Authored by craig.topper on Jul 3 2020, 11:06 PM.

Details

Summary

Probably not super important since there are no real CPUs with
avx512vl and not avx512bw. But vpternlog should be better than
vblendvb.

I do wonder if we should use vpternlog even with BWI. We
currently use vblendmb or vpblendmw by putting the mask into a GPR
and moving it to a k-register. But I don't think we hoist the
GPR to k-register copy in machine LICM. Using VPTERNLOG would use
a constant pool load, but has the advantage that we're pretty good
at hoisting and rematerializing those.

Diff Detail

Event Timeline

craig.topper created this revision.Jul 3 2020, 11:06 PM
Herald added a project: Restricted Project. · View Herald TranscriptJul 3 2020, 11:07 PM
Herald added a subscriber: hiraditya. · View Herald Transcript
RKSimon accepted this revision.Jul 4 2020, 12:21 AM

LGTM - but as you said this doesn't tend to occur in the real world - but I guess somebody might decide to disable avx512bw for "reasons".....

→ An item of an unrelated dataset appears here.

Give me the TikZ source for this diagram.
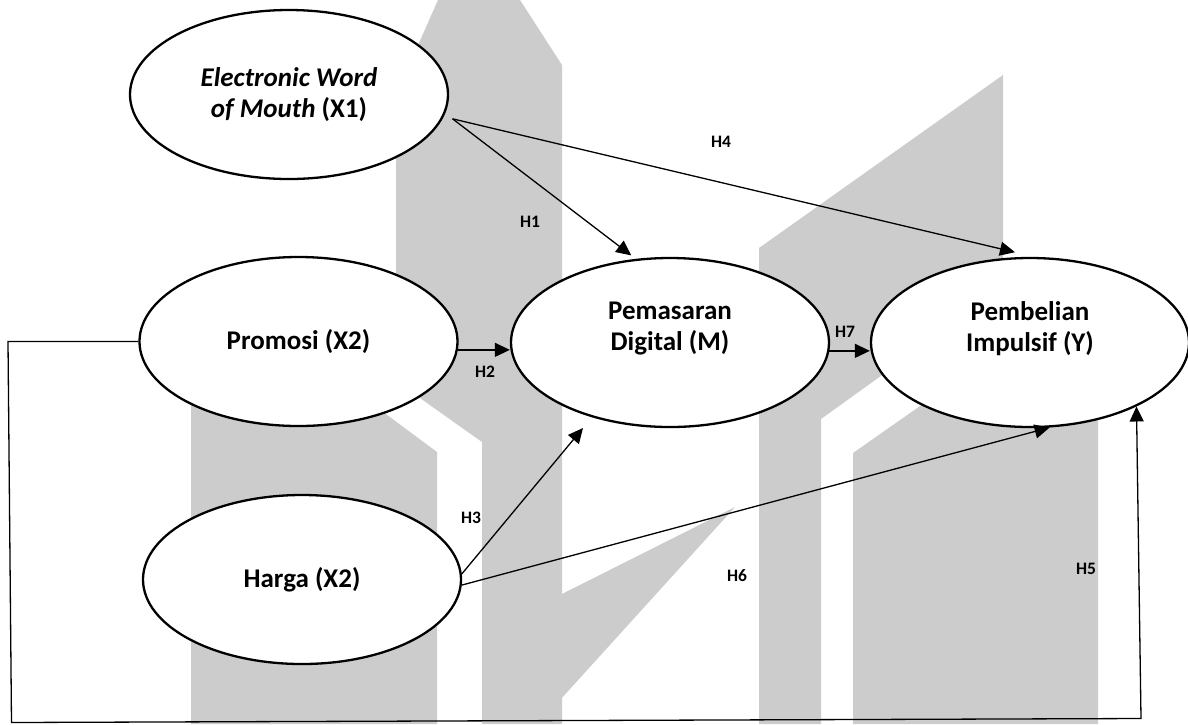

This revision is now accepted and ready to land.Jul 4 2020, 12:21 AM

Thanks Simon. Thoughts on whether we should do this with BWI too? I think the bit blend would also work better with shuffle combining?

RKSimon added a comment.EditedJul 4 2020, 3:47 AM

Thanks Simon. Thoughts on whether we should do this with BWI too? I think the bit blend would also work better with shuffle combining?

Yes, my only concern is that currently we don't anything to combine variable select patterns OTHER than bit blend - ternlog/vselect are neither handled as faux shuffles or combined to at the moment which they probably need to be.

This revision was automatically updated to reflect the committed changes.